The topic of discussion is third parties, including Greens, Libertarians, Socialists and a vast array of others, which offer alternatives to the traditional two-party structure dominated by Republicans and Democrats.
“If you talk to people about the issues, most people will agree [with third party positions],” sophomore Adrienne Ernst said. “But they won’t say that they’ll vote third party.”
A member of the Knox College Greens, Ernst was introduced to third parties by friend and president of the Greens junior Nick Pernice. Throughout high school, Ernst labeled herself a Democrat to separate herself from her conservative classmates.
“I didn’t want to be a Republican. The Democrats weren’t really what I think, but it’s just what was there,” she said. “I was surprised how much I agreed with it [the Green Party platform].”
Although it is traditionally thought of as an environmental party, central tenets of the Green Party also include support for universal health care, women’s rights and nonviolence. While Pernice acknowledges that there is some overlap with other parties, he sees differences in emphasis of issues.
“The big distinction is the focal point,” he said. “Both [Democrats and Greens] support women’s rights, but to what extent? Both support the environment, but to what extent?”
Despite the adjective “third,” there are far more than three active parties. The largest third party, the Libertarian Party, considers small government one of the most important issues in modern politics. The Constitution Party, a conservative party founded in 1991, focuses primarily on immigration. And the recently formed Justice Party has turned its attention to the issue of corporations in campaign finance.
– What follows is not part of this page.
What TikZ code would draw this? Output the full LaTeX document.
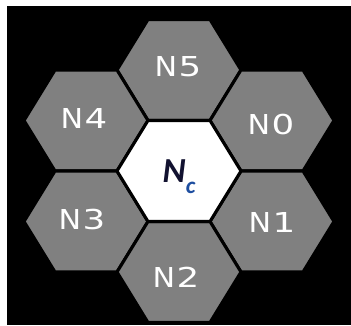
\documentclass[tikz,border=0pt]{standalone}
\usepackage{fontspec}
\setsansfont{DejaVu Sans}
\newfontfamily\centrefont{Carlito}
\definecolor{cellgray}{RGB}{128,128,128}
\definecolor{ncnavy}{RGB}{18,18,48}
\definecolor{ncblue}{RGB}{30,78,160}
\tikzset{
  cell/.style={fill=cellgray, draw=black, line width=2.2pt, line join=miter},
  centrecell/.style={fill=white, draw=black, line width=2.2pt, line join=miter},
  celllabel/.style={text=white, font=\sffamily\fontsize{19.5}{20}\selectfont, inner sep=0pt},
  centrelabel/.style={font=\centrefont\bfseries\itshape\fontsize{25}{26}\selectfont, inner sep=0pt},
}

\begin{document}
\begin{tikzpicture}[x=0.025cm, y=-0.025cm]
\useasboundingbox (0,0) rectangle (351,325);
\fill[black] (7,6) rectangle (351,325);
\draw[cell] (179,70) ++(-62,0) -- ++(31,-50.5) -- ++(62,0) -- ++(31,50.5) -- ++(-31,50.5) -- ++(-62,0) -- cycle;
\draw[cell] (86,120.5) ++(-62,0) -- ++(31,-50.5) -- ++(62,0) -- ++(31,50.5) -- ++(-31,50.5) -- ++(-62,0) -- cycle;
\draw[cell] (272,120.5) ++(-62,0) -- ++(31,-50.5) -- ++(62,0) -- ++(31,50.5) -- ++(-31,50.5) -- ++(-62,0) -- cycle;
\draw[cell] (86,221.5) ++(-62,0) -- ++(31,-50.5) -- ++(62,0) -- ++(31,50.5) -- ++(-31,50.5) -- ++(-62,0) -- cycle;
\draw[cell] (272,221.5) ++(-62,0) -- ++(31,-50.5) -- ++(62,0) -- ++(31,50.5) -- ++(-31,50.5) -- ++(-62,0) -- cycle;
\draw[cell] (179,272) ++(-62,0) -- ++(31,-50.5) -- ++(62,0) -- ++(31,50.5) -- ++(-31,50.5) -- ++(-62,0) -- cycle;
\draw[centrecell] (179,171) ++(-62,0) -- ++(31,-50.5) -- ++(62,0) -- ++(31,50.5) -- ++(-31,50.5) -- ++(-62,0) -- cycle;
\node[celllabel] (n5) at (178,67) {\scalebox{1.1}[1]{N}\kern1pt\scalebox{1.3}[1]{5}};
\node[celllabel] (n4) at (84,118) {\scalebox{1.1}[1]{N}\kern1pt\scalebox{1.3}[1]{4}};
\node[celllabel] (n0) at (271,125) {\scalebox{1.1}[1]{N}\kern1pt\scalebox{1.3}[1]{0}};
\node[celllabel] (n3) at (82,220) {\scalebox{1.1}[1]{N}\kern1pt\scalebox{1.3}[1]{3}};
\node[celllabel] (n1) at (272,223) {\scalebox{1.1}[1]{N}\kern1pt\scalebox{1.3}[1]{1}};
\node[celllabel] (n2) at (176,277) {\scalebox{1.1}[1]{N}\kern1pt\scalebox{1.3}[1]{2}};
\node[centrelabel] (nc) at (179,177) {\textcolor{ncnavy}{N}\raisebox{-8pt}{\textcolor{ncblue}{\fontsize{16.5}{17}\selectfont c}}};
\end{tikzpicture}
\end{document}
For post-baccalaureate fellow Erik Hayner ’12, voting third party means honing in on issues not often addressed in mainstream political discourse, including racial issues and poverty.
“There are so many levels of society that are neglected by the two-party system that I think it’s absurd and kind of … dangerous that we don’t consider our society as a whole,” he said.
Third-party voters sometimes receive criticism for “taking” votes from one of the two major parties by voting for a candidate who has very little chance of winning — an argument also used by those who may support third parties but do not vote for them. Yet in a sea of millions of votes, the likelihood of one vote making a difference in who wins is slim, especially in non-swing states like Illinois, according to Pernice.
“Wasting your vote is voting for someone you don’t believe in,” Libertarian Party presidential candidate Gary Johnson said in a debate between third-party candidates on Tuesday.
Another blocker to third-party success is the structure of the American electoral system. Countries in which third parties are successful usually have a system of proportional representation, which involves voting for a party instead of a single candidate. The proportion of votes a party received determines how many seats that party will receive in the legislature.
American elections, on the other hand, utilize a single-member district system in which citizens vote for people. In such a system, the candidate who gets a majority wins, regardless of whether a large minority of people support someone different.
“I felt very disenchanted by the two-party system and the two parties themselves,” freshman Dylan Coakley said. “I just want more options.”
Despite the difficulties of having success as a third-party candidate, third parties have seen greater exposure in recent years thanks to social media. A debate between candidates from the Constitution, Green, Justice and Libertarian parties was also held this cycle on Oct. 23 to give the idea of voting for a third-party candidate more exposure.
“It [a multiparty system] is a better way to run political discourse. … You can’t encompass every person’s beliefs in even three parties,” Pernice said.